» **Requirements**: Write out the listing exactly as it is given.

» **Collected data**:

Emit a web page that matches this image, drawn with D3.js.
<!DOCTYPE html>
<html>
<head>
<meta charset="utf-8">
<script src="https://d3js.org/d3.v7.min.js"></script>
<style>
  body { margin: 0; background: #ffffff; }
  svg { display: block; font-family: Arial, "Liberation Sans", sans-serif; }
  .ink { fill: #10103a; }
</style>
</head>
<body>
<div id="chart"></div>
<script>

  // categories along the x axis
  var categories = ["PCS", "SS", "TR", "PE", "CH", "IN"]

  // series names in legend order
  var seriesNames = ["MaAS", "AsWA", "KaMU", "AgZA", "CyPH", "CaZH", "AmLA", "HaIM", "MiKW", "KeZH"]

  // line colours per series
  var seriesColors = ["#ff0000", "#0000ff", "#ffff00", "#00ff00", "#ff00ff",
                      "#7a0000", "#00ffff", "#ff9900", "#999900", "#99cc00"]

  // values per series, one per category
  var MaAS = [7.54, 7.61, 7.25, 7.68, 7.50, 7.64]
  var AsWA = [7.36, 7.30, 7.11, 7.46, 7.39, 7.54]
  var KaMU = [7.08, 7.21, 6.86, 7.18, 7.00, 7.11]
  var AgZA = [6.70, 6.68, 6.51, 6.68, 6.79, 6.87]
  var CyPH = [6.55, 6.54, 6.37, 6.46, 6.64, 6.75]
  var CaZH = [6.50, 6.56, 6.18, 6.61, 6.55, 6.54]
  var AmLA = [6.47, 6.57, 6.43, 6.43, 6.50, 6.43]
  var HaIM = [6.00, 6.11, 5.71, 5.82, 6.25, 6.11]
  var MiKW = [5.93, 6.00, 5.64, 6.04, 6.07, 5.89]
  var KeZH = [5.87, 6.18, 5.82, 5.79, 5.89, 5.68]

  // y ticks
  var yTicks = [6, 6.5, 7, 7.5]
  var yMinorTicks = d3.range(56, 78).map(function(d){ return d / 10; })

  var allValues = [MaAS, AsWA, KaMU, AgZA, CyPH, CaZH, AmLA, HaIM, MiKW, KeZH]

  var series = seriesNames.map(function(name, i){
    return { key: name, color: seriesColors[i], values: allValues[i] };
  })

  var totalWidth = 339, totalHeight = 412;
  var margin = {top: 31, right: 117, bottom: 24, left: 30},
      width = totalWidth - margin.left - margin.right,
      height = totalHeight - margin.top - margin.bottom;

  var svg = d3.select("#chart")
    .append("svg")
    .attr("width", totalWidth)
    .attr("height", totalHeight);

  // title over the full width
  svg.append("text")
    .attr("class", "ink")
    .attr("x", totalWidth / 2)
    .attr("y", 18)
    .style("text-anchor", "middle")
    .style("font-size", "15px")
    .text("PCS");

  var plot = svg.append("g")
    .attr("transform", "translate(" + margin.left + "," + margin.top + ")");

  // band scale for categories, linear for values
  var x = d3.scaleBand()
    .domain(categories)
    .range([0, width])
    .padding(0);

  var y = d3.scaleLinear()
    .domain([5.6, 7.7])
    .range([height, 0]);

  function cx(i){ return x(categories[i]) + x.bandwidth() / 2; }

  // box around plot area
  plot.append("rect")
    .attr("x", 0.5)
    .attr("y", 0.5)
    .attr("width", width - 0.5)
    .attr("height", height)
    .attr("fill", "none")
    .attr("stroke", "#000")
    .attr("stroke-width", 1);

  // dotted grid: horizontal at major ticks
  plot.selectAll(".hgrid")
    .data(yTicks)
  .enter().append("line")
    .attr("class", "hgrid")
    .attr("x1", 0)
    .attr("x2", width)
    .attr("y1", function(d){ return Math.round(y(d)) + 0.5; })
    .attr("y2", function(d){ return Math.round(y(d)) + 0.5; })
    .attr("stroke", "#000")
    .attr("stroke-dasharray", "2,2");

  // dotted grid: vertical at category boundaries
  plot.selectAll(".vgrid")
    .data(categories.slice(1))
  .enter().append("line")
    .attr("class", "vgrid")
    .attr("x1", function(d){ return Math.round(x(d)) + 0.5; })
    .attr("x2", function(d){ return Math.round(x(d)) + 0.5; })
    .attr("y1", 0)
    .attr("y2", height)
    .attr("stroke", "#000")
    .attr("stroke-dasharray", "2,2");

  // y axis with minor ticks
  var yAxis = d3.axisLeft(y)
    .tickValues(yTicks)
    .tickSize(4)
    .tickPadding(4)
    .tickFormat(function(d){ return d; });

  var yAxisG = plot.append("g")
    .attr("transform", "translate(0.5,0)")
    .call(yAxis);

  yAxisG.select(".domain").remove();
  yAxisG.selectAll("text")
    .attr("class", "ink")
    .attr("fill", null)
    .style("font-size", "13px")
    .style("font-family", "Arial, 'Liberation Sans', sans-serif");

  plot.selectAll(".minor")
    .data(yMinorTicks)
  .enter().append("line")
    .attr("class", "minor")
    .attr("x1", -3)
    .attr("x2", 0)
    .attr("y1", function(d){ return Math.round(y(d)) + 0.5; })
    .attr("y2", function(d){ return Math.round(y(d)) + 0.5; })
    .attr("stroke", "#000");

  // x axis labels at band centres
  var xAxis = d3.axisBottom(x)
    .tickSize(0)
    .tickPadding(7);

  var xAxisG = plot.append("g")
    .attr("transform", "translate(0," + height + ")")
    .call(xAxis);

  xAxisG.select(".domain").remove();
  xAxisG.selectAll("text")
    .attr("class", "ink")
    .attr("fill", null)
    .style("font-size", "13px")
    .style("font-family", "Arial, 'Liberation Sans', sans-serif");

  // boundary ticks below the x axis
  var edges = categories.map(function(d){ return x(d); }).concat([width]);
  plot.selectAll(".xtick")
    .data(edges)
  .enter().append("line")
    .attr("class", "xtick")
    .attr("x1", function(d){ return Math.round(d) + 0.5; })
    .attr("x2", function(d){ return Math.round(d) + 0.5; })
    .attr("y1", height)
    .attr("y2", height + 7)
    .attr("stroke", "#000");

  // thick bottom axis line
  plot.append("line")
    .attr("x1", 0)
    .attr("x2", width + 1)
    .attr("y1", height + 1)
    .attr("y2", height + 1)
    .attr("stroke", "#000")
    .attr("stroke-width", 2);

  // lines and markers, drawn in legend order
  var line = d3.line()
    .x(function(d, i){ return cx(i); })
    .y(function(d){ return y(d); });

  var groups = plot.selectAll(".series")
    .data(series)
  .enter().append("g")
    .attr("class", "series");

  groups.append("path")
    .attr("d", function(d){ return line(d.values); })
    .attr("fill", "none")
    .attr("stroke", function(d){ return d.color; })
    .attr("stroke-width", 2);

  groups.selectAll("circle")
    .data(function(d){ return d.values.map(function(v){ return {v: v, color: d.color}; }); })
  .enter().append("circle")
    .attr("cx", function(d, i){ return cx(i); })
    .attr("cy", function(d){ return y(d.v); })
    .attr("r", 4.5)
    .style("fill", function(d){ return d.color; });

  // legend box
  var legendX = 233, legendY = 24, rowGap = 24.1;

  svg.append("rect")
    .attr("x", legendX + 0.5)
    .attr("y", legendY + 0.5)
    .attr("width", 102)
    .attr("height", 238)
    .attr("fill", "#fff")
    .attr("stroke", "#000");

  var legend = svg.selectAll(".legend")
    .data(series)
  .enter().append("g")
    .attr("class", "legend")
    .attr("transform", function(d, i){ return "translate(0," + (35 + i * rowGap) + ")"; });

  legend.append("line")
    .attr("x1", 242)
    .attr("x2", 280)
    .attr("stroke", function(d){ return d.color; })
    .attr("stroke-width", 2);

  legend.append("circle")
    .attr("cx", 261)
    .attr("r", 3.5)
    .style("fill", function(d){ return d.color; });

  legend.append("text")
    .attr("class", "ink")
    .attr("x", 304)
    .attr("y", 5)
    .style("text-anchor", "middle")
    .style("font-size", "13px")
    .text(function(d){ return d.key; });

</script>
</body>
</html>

» **Output of the exercise**:
Emit a web page that matches this image, drawn with D3.js.
<!DOCTYPE html>
<html>
<head>
<meta charset="utf-8">
<script src="https://d3js.org/d3.v7.min.js"></script>
<style>
  body { margin: 0; background: #ffffff; }
  svg { display: block; font-family: Arial, "Liberation Sans", sans-serif; }
  .ink { fill: #10103a; }
</style>
</head>
<body>
<div id="chart"></div>
<script>

  // categories along the x axis
  var categories = ["PCS", "SS", "TR", "PE", "CH", "IN"]

  // series names in legend order
  var seriesNames = ["MaAS", "AsWA", "KaMU", "AgZA", "CyPH", "CaZH", "AmLA", "HaIM", "MiKW", "KeZH"]

  // line colours per series
  var seriesColors = ["#ff0000", "#0000ff", "#ffff00", "#00ff00", "#ff00ff",
                      "#7a0000", "#00ffff", "#ff9900", "#999900", "#99cc00"]

  // values per series, one per category
  var MaAS = [7.54, 7.61, 7.25, 7.68, 7.50, 7.64]
  var AsWA = [7.36, 7.30, 7.11, 7.46, 7.39, 7.54]
  var KaMU = [7.08, 7.21, 6.86, 7.18, 7.00, 7.11]
  var AgZA = [6.70, 6.68, 6.51, 6.68, 6.79, 6.87]
  var CyPH = [6.55, 6.54, 6.37, 6.46, 6.64, 6.75]
  var CaZH = [6.50, 6.56, 6.18, 6.61, 6.55, 6.54]
  var AmLA = [6.47, 6.57, 6.43, 6.43, 6.50, 6.43]
  var HaIM = [6.00, 6.11, 5.71, 5.82, 6.25, 6.11]
  var MiKW = [5.93, 6.00, 5.64, 6.04, 6.07, 5.89]
  var KeZH = [5.87, 6.18, 5.82, 5.79, 5.89, 5.68]

  // y ticks
  var yTicks = [6, 6.5, 7, 7.5]
  var yMinorTicks = d3.range(56, 78).map(function(d){ return d / 10; })

  var allValues = [MaAS, AsWA, KaMU, AgZA, CyPH, CaZH, AmLA, HaIM, MiKW, KeZH]

  var series = seriesNames.map(function(name, i){
    return { key: name, color: seriesColors[i], values: allValues[i] };
  })

  var totalWidth = 339, totalHeight = 412;
  var margin = {top: 31, right: 117, bottom: 24, left: 30},
      width = totalWidth - margin.left - margin.right,
      height = totalHeight - margin.top - margin.bottom;

  var svg = d3.select("#chart")
    .append("svg")
    .attr("width", totalWidth)
    .attr("height", totalHeight);

  // title over the full width
  svg.append("text")
    .attr("class", "ink")
    .attr("x", totalWidth / 2)
    .attr("y", 18)
    .style("text-anchor", "middle")
    .style("font-size", "15px")
    .text("PCS");

  var plot = svg.append("g")
    .attr("transform", "translate(" + margin.left + "," + margin.top + ")");

  // band scale for categories, linear for values
  var x = d3.scaleBand()
    .domain(categories)
    .range([0, width])
    .padding(0);

  var y = d3.scaleLinear()
    .domain([5.6, 7.7])
    .range([height, 0]);

  function cx(i){ return x(categories[i]) + x.bandwidth() / 2; }

  // box around plot area
  plot.append("rect")
    .attr("x", 0.5)
    .attr("y", 0.5)
    .attr("width", width - 0.5)
    .attr("height", height)
    .attr("fill", "none")
    .attr("stroke", "#000")
    .attr("stroke-width", 1);

  // dotted grid: horizontal at major ticks
  plot.selectAll(".hgrid")
    .data(yTicks)
  .enter().append("line")
    .attr("class", "hgrid")
    .attr("x1", 0)
    .attr("x2", width)
    .attr("y1", function(d){ return Math.round(y(d)) + 0.5; })
    .attr("y2", function(d){ return Math.round(y(d)) + 0.5; })
    .attr("stroke", "#000")
    .attr("stroke-dasharray", "2,2");

  // dotted grid: vertical at category boundaries
  plot.selectAll(".vgrid")
    .data(categories.slice(1))
  .enter().append("line")
    .attr("class", "vgrid")
    .attr("x1", function(d){ return Math.round(x(d)) + 0.5; })
    .attr("x2", function(d){ return Math.round(x(d)) + 0.5; })
    .attr("y1", 0)
    .attr("y2", height)
    .attr("stroke", "#000")
    .attr("stroke-dasharray", "2,2");

  // y axis with minor ticks
  var yAxis = d3.axisLeft(y)
    .tickValues(yTicks)
    .tickSize(4)
    .tickPadding(4)
    .tickFormat(function(d){ return d; });

  var yAxisG = plot.append("g")
    .attr("transform", "translate(0.5,0)")
    .call(yAxis);

  yAxisG.select(".domain").remove();
  yAxisG.selectAll("text")
    .attr("class", "ink")
    .attr("fill", null)
    .style("font-size", "13px")
    .style("font-family", "Arial, 'Liberation Sans', sans-serif");

  plot.selectAll(".minor")
    .data(yMinorTicks)
  .enter().append("line")
    .attr("class", "minor")
    .attr("x1", -3)
    .attr("x2", 0)
    .attr("y1", function(d){ return Math.round(y(d)) + 0.5; })
    .attr("y2", function(d){ return Math.round(y(d)) + 0.5; })
    .attr("stroke", "#000");

  // x axis labels at band centres
  var xAxis = d3.axisBottom(x)
    .tickSize(0)
    .tickPadding(7);

  var xAxisG = plot.append("g")
    .attr("transform", "translate(0," + height + ")")
    .call(xAxis);

  xAxisG.select(".domain").remove();
  xAxisG.selectAll("text")
    .attr("class", "ink")
    .attr("fill", null)
    .style("font-size", "13px")
    .style("font-family", "Arial, 'Liberation Sans', sans-serif");

  // boundary ticks below the x axis
  var edges = categories.map(function(d){ return x(d); }).concat([width]);
  plot.selectAll(".xtick")
    .data(edges)
  .enter().append("line")
    .attr("class", "xtick")
    .attr("x1", function(d){ return Math.round(d) + 0.5; })
    .attr("x2", function(d){ return Math.round(d) + 0.5; })
    .attr("y1", height)
    .attr("y2", height + 7)
    .attr("stroke", "#000");

  // thick bottom axis line
  plot.append("line")
    .attr("x1", 0)
    .attr("x2", width + 1)
    .attr("y1", height + 1)
    .attr("y2", height + 1)
    .attr("stroke", "#000")
    .attr("stroke-width", 2);

  // lines and markers, drawn in legend order
  var line = d3.line()
    .x(function(d, i){ return cx(i); })
    .y(function(d){ return y(d); });

  var groups = plot.selectAll(".series")
    .data(series)
  .enter().append("g")
    .attr("class", "series");

  groups.append("path")
    .attr("d", function(d){ return line(d.values); })
    .attr("fill", "none")
    .attr("stroke", function(d){ return d.color; })
    .attr("stroke-width", 2);

  groups.selectAll("circle")
    .data(function(d){ return d.values.map(function(v){ return {v: v, color: d.color}; }); })
  .enter().append("circle")
    .attr("cx", function(d, i){ return cx(i); })
    .attr("cy", function(d){ return y(d.v); })
    .attr("r", 4.5)
    .style("fill", function(d){ return d.color; });

  // legend box
  var legendX = 233, legendY = 24, rowGap = 24.1;

  svg.append("rect")
    .attr("x", legendX + 0.5)
    .attr("y", legendY + 0.5)
    .attr("width", 102)
    .attr("height", 238)
    .attr("fill", "#fff")
    .attr("stroke", "#000");

  var legend = svg.selectAll(".legend")
    .data(series)
  .enter().append("g")
    .attr("class", "legend")
    .attr("transform", function(d, i){ return "translate(0," + (35 + i * rowGap) + ")"; });

  legend.append("line")
    .attr("x1", 242)
    .attr("x2", 280)
    .attr("stroke", function(d){ return d.color; })
    .attr("stroke-width", 2);

  legend.append("circle")
    .attr("cx", 261)
    .attr("r", 3.5)
    .style("fill", function(d){ return d.color; });

  legend.append("text")
    .attr("class", "ink")
    .attr("x", 304)
    .attr("y", 5)
    .style("text-anchor", "middle")
    .style("font-size", "13px")
    .text(function(d){ return d.key; });

</script>
</body>
</html>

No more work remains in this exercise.